I can incus shell into the container. There are just three processes running. /sbin/init, su -l and -su.

Can this be caused by moving the container from LXD to Incus?

First thing I want to achieve: how can I really stop this container?

I was able to make a copy with incus copy. After that I was able to forcefully delete the container. For now I’ve copied the container back to the LXD server.

Now, what do I have to do to be able to move the container from LXD to Incus? Is there a conversion step to be taken? (Note. This is a Ubuntu 16.04 container.)

So far, moving containers with Ubuntu 18 and up goes without problems. There is definitely something wrong with migrating containers with Ubuntu 16 and older.

Is the container itself Ubuntu 16.04?
If so, you’re probably hitting some cgroup1/cgroup2 issue when moving to a more recent server.

That said, I don’t know why incus stop -f wouldn’t work.

Those containers certainly would fail to fully start and you’d see a very limited process list as you described, you’d also see some systemd errors in incus info --show-log NAME, but killing the container with incus stop -f should still work.

If it doesn’t, it may be useful to look at the ps fauxww output following the failed incus stop -f to see if anything weird is going on with the processes running that container.

The LXD host runs Ubuntu 20.04
The new Incus server runs Ubuntu 22.04
The problematic conainers run Ubuntu 16.04

Tomorrow I’ll add more logging of what I see running inside the container.

If it doesn’t, it may be useful to look at the ps fauxww output following the failed incus stop -f to see if anything weird is going on with the processes running that container.

That’s ps fauxwww on the Incus server, right?

Right, so Ubuntu 20.04 is cgroup1, Ubuntu 22.04 is cgroup2.
Your container only works with cgroup1 so it will not be able to function on the new host.
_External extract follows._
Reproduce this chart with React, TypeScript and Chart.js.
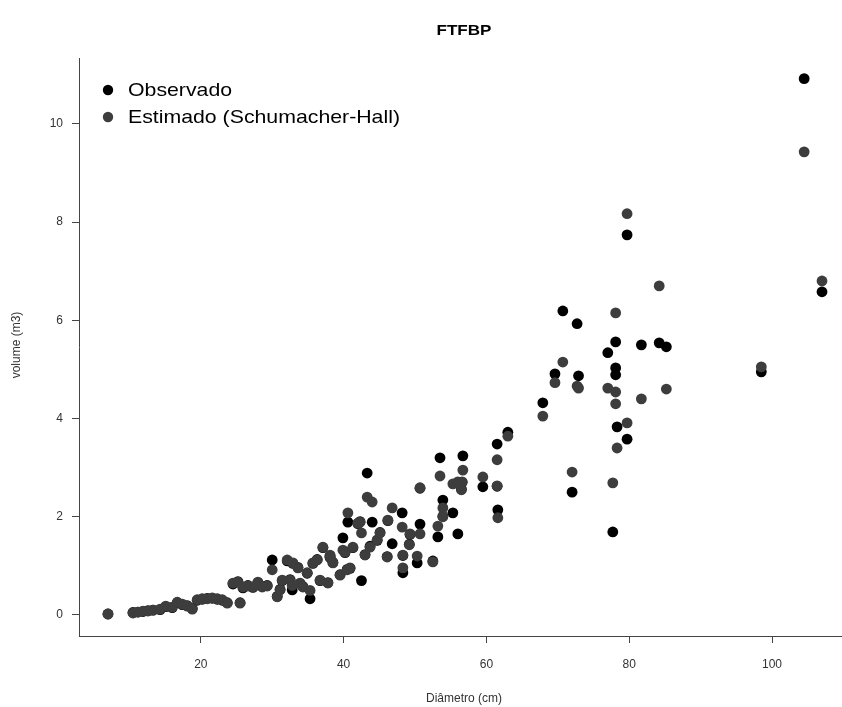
import React, { useEffect, useRef } from "react";
import { Chart, registerables } from "chart.js";

Chart.register(...registerables);

const titulo = "FTFBP";
const xTitulo = "Diâmetro (cm)";
const yTitulo = "volume (m3)";
const legendas = ["Observado", "Estimado (Schumacher-Hall)"];
const xTicks = [20, 40, 60, 80, 100];
const yTicks = [0, 2, 4, 6, 8, 10];

const diametro = [
  7.0, 10.5, 11.2, 11.9, 12.6, 13.3, 14.3, 15.1, 16.0, 16.7,
  17.4, 18.1, 18.8, 19.5, 20.2, 20.9, 21.6, 22.3, 23.0, 23.7,
  24.5, 25.2, 25.5, 25.9, 26.6, 27.3, 28.0, 28.6, 29.3, 30.0,
  30.7, 31.1, 31.4, 32.1, 32.5, 32.8, 32.9, 33.6, 33.9, 34.3,
  34.9, 35.3, 35.7, 36.3, 36.7, 37.1, 37.8, 38.1, 38.1, 38.5,
  39.5, 39.9, 40.2, 40.6, 40.9, 40.5, 41.3, 42.0, 42.3, 42.5,
  43.0, 43.3, 44.0, 43.7, 44.7, 45.1, 46.1, 46.2, 46.8, 48.2,
  48.3, 48.3, 49.2, 49.3, 50.3, 50.7, 50.7, 52.5, 53.2, 53.5,
  53.9, 53.9, 55.3, 56.0, 56.7, 56.6, 56.5, 59.5, 61.5, 61.5,
  61.6, 63.0, 67.9, 69.6, 70.7, 72.0, 72.7, 72.9, 77.0, 77.7,
  78.1, 78.1, 78.1, 78.3, 79.7, 79.7, 81.7, 84.2, 85.2, 98.5,
  104.5, 107.0,
];

const observado = [
  0.02, 0.05, 0.06, 0.07, 0.09, 0.10, 0.11, 0.17, 0.15, 0.25,
  0.21, 0.19, 0.13, 0.30, 0.32, 0.34, 0.34, 0.32, 0.30, 0.25,
  0.63, 0.68, 0.25, 0.55, 0.60, 0.56, 0.66, 0.58, 0.60, 1.12,
  0.38, 0.52, 0.70, 1.10, 0.72, 0.51, 1.05, 0.97, 0.64, 0.58,
  0.85, 0.33, 1.05, 1.13, 0.70, 1.37, 0.66, 1.20, 1.17, 1.07,
  0.82, 1.57, 1.27, 1.89, 0.95, 0.93, 1.37, 1.86, 1.90, 0.70,
  1.23, 2.89, 1.89, 1.40, 1.52, 1.68, 1.19, 1.92, 1.45, 2.08,
  1.21, 0.86, 1.44, 1.64, 1.06, 1.85, 2.58, 1.10, 1.59, 3.20,
  2.34, 2.01, 2.08, 1.65, 3.24, 2.70, 2.56, 2.61, 3.48, 2.62,
  2.14, 3.72, 4.32, 4.91, 6.19, 2.50, 5.93, 4.87, 5.34, 1.69,
  5.56, 5.03, 4.89, 3.83, 3.58, 7.74, 5.50, 5.54, 5.46, 4.95,
  10.92, 6.58,
];

const estimado = [
  0.02, 0.04, 0.06, 0.08, 0.08, 0.10, 0.12, 0.18, 0.16, 0.26,
  0.22, 0.18, 0.12, 0.31, 0.33, 0.33, 0.35, 0.33, 0.31, 0.24,
  0.65, 0.67, 0.24, 0.57, 0.59, 0.57, 0.67, 0.57, 0.59, 0.92,
  0.37, 0.51, 0.71, 1.12, 0.71, 0.60, 1.06, 0.96, 0.65, 0.57,
  0.86, 0.50, 1.06, 1.12, 0.71, 1.38, 0.65, 1.22, 1.18, 1.06,
  0.81, 1.32, 1.28, 2.08, 0.96, 0.92, 1.38, 1.87, 1.89, 1.67,
  1.22, 2.40, 2.30, 1.38, 1.53, 1.67, 1.18, 1.93, 2.18, 1.79,
  1.22, 0.96, 1.43, 1.65, 1.20, 1.65, 2.59, 1.08, 1.81, 2.83,
  2.18, 2.00, 2.67, 2.71, 2.95, 2.71, 2.55, 2.81, 3.16, 2.63,
  1.98, 3.64, 4.05, 4.73, 5.15, 2.91, 4.66, 4.62, 4.62, 2.69,
  6.15, 4.54, 4.30, 3.40, 3.91, 8.17, 4.40, 6.70, 4.60, 5.05,
  9.43, 6.80,
];

const FONT = "'Liberation Sans', Arial, Helvetica, sans-serif";
const COR_OBS = "#000000";
const COR_EST = "#3d3d3d";

export default function App() {
  const ref = useRef<HTMLCanvasElement | null>(null);

  useEffect(() => {
    document.body.style.margin = "0";
    const canvas = ref.current;
    if (!canvas) return;

    const textos = {
      id: "textosR",
      afterDraw(chart: any) {
        const c = chart.ctx;
        const cx = 464;
        c.save();
        c.textAlign = "center";
        c.textBaseline = "middle";
        c.fillStyle = "#000";
        c.font = `bold 14px ${FONT}`;
        c.save();
        c.translate(cx, 31);
        c.scale(1.22, 1);
        c.fillText(titulo, 0, 0);
        c.restore();

        c.fillStyle = "#333";
        c.font = `12px ${FONT}`;
        c.fillText(xTitulo, cx, 699);
        c.save();
        c.translate(17, 345);
        c.rotate(-Math.PI / 2);
        c.fillText(yTitulo, 0, 0);
        c.restore();

        const cores = [COR_OBS, COR_EST];
        legendas.forEach((t, i) => {
          const y = 90 + i * 27;
          c.beginPath();
          c.arc(108, y, 5.2, 0, Math.PI * 2);
          c.fillStyle = cores[i];
          c.fill();
          c.fillStyle = "#000";
          c.textAlign = "left";
          c.font = `19px ${FONT}`;
          c.save();
          c.translate(128, y + 1);
          c.scale(1.12, 1);
          c.fillText(t, 0, 0);
          c.restore();
        });
        c.restore();
      },
    };

    const chart = new Chart(canvas, {
      type: "scatter",
      data: {
        datasets: [
          {
            label: legendas[0],
            data: diametro.map((d, i) => ({ x: d, y: observado[i] })),
            backgroundColor: COR_OBS,
            borderWidth: 0,
            pointRadius: 5.4,
            order: 1,
          },
          {
            label: legendas[1],
            data: diametro.map((d, i) => ({ x: d, y: estimado[i] })),
            backgroundColor: COR_EST,
            borderWidth: 0,
            pointRadius: 5.4,
            order: 0,
          },
        ],
      },
      options: {
        responsive: false,
        animation: false,
        devicePixelRatio: 1,
        layout: { autoPadding: false, padding: { top: 58, left: 0, right: 0, bottom: 0 } },
        plugins: {
          legend: { display: false },
          tooltip: { enabled: false },
          title: { display: false },
        },
        scales: {
          x: {
            type: "linear",
            min: 2.94,
            max: 109.8,
            afterBuildTicks: (s: any) => {
              s.ticks = xTicks.map((v) => ({ value: v }));
            },
            afterFit: (s: any) => {
              s.height = 71;
            },
            grid: {
              display: true,
              drawOnChartArea: false,
              drawTicks: true,
              tickLength: 7,
              color: "#444",
            },
            border: { display: true, color: "#444", width: 1 },
            ticks: {
              color: "#333",
              font: { size: 12, family: FONT },
              padding: 14,
              maxRotation: 0,
              autoSkip: false,
            },
          },
          y: {
            type: "linear",
            min: -0.428,
            max: 11.34,
            afterBuildTicks: (s: any) => {
              s.ticks = yTicks.map((v) => ({ value: v }));
            },
            afterFit: (s: any) => {
              s.width = 79;
            },
            grid: {
              display: true,
              drawOnChartArea: false,
              drawTicks: true,
              tickLength: 7,
              color: "#444",
            },
            border: { display: true, color: "#444", width: 1 },
            ticks: {
              color: "#333",
              font: { size: 12, family: FONT },
              padding: 9,
              autoSkip: false,
            },
          },
        },
      },
      plugins: [textos],
    });

    return () => chart.destroy();
  }, []);

  return (
    <canvas
      ref={ref}
      width={842}
      height={707}
      style={{ display: "block", width: 842, height: 707 }}
    />
  );
}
You’d need to force the Ubuntu 22.04 host back into cgroup1 mode to get that container to behave.

Yep

Ah, thanks for confirming.

Do you have a suggestion how I can best migrate Ubuntu 16 containers to the new Incus (cgroup2) server?

You can’t. Ubuntu 16.04 and similar older OS like CentOS 7 will simply not boot on a cgroup2 box, systemd just crashes immediately on startup.
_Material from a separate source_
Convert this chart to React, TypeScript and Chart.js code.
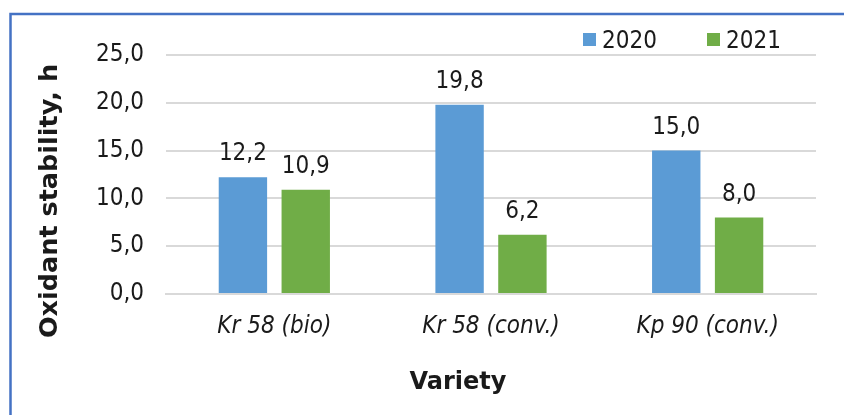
import React, { useEffect, useRef } from 'react';
import { Chart, registerables } from 'chart.js';

Chart.register(...registerables);

const categories = ['Kr 58 (bio)', 'Kr 58 (conv.)', 'Kp 90 (conv.)'];
const seriesLabels = ['2020', '2021'];
const values2020 = [12.2, 19.8, 15.0];
const values2021 = [10.9, 6.2, 8.0];
const seriesColors = ['#5B9BD5', '#70AD47'];
const yMin = 0;
const yMax = 25;
const yStep = 5;
const yTitle = 'Oxidant stability, h';
const xTitle = 'Variety';

const REG = "'DejaVu Sans Condensed', 'DejaVu Sans', sans-serif";
const BOLD = "'DejaVu Sans', sans-serif";
const TEXT = '#1a1a1a';

const fmt = (v: number) => v.toFixed(1).replace('.', ',');

const decorPlugin = {
  id: 'decor',
  beforeDraw(chart: any) {
    const ctx = chart.ctx;
    ctx.save();
    ctx.fillStyle = '#ffffff';
    ctx.fillRect(0, 0, chart.width, chart.height);
    ctx.restore();
  },
  afterDatasetsDraw(chart: any) {
    const ctx = chart.ctx;
    ctx.save();
    ctx.font = `24px ${REG}`;
    ctx.fillStyle = TEXT;
    ctx.textAlign = 'center';
    ctx.textBaseline = 'alphabetic';
    chart.data.datasets.forEach((ds: any, i: number) => {
      const meta = chart.getDatasetMeta(i);
      meta.data.forEach((el: any, j: number) => {
        ctx.fillText(fmt(ds.data[j]), el.x, el.y - 17);
      });
    });
    ctx.restore();
  },
  afterDraw(chart: any) {
    const ctx = chart.ctx;
    ctx.save();
    // frame
    ctx.strokeStyle = '#4472C4';
    ctx.lineWidth = 2.5;
    ctx.strokeRect(10.5, 14, 900, 500);

    // legend
    const legendX = [583, 707];
    chart.data.datasets.forEach((ds: any, i: number) => {
      ctx.fillStyle = ds.backgroundColor;
      ctx.fillRect(legendX[i], 33, 13, 13);
      ctx.fillStyle = TEXT;
      ctx.font = `24px ${REG}`;
      ctx.textAlign = 'left';
      ctx.textBaseline = 'alphabetic';
      ctx.fillText(ds.label, legendX[i] + 19, 48);
    });

    // x title
    ctx.fillStyle = TEXT;
    ctx.font = `bold 24px ${BOLD}`;
    ctx.textAlign = 'center';
    ctx.textBaseline = 'alphabetic';
    ctx.fillText(xTitle, 458, 389);

    // y title
    ctx.translate(57, 201);
    ctx.rotate(-Math.PI / 2);
    ctx.font = `bold 25.5px ${BOLD}`;
    ctx.fillText(yTitle, 0, 0);
    ctx.restore();
  },
};

export default function App() {
  const ref = useRef<HTMLCanvasElement | null>(null);
  useEffect(() => {
    if (!ref.current) return;
    const chart = new Chart(ref.current, {
      type: 'bar',
      data: {
        labels: categories,
        datasets: [
          { label: seriesLabels[0], data: values2020, backgroundColor: seriesColors[0], barPercentage: 0.77, categoryPercentage: 0.58 },
          { label: seriesLabels[1], data: values2021, backgroundColor: seriesColors[1], barPercentage: 0.77, categoryPercentage: 0.58 },
        ],
      },
      options: {
        responsive: false,
        animation: false,
        devicePixelRatio: 1,
        layout: { padding: { top: 55, right: 28, left: 0, bottom: 0 } },
        plugins: {
          legend: { display: false },
          tooltip: { enabled: false },
          title: { display: false },
        },
        scales: {
          x: {
            grid: { display: false, drawTicks: false },
            border: { display: true, color: '#D9D9D9', width: 2 },
            ticks: {
              padding: 18,
              color: TEXT,
              font: { family: REG, size: 24, style: 'italic' },
              maxRotation: 0,
              autoSkip: false,
            },
            afterFit(scale: any) { scale.height = 121; },
          },
          y: {
            min: yMin,
            max: yMax,
            grid: { color: '#D9D9D9', lineWidth: 2, drawTicks: false },
            border: { display: false },
            ticks: {
              stepSize: yStep,
              padding: 22,
              color: TEXT,
              font: { family: REG, size: 24 },
              callback: (v: any) => fmt(Number(v)),
            },
            afterFit(scale: any) { scale.width = 166; },
          },
        },
      },
      plugins: [decorPlugin],
    });
    return () => chart.destroy();
  }, []);
  return (
    <div style={{ position: 'absolute', left: 0, top: 0, width: 844, height: 415 }}>
      <canvas ref={ref} width={844} height={415} style={{ display: 'block' }} />
    </div>
  );
}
Your only real option is to force the system back into cgroup1 mode.

But note that you’ll expose yourself to the opposite problem then as newer versions of systemd (possibly 24.04, not sure) no longer support cgroup1 and will refuse to boot.

So you basically end up having to run some systems on cgroup1 for your old containers and some systems on cgroup2 for the newer ones…

OK. Again, thanks for the explanation.

Or create a VM with cgroup1, and move the containers inside that VM.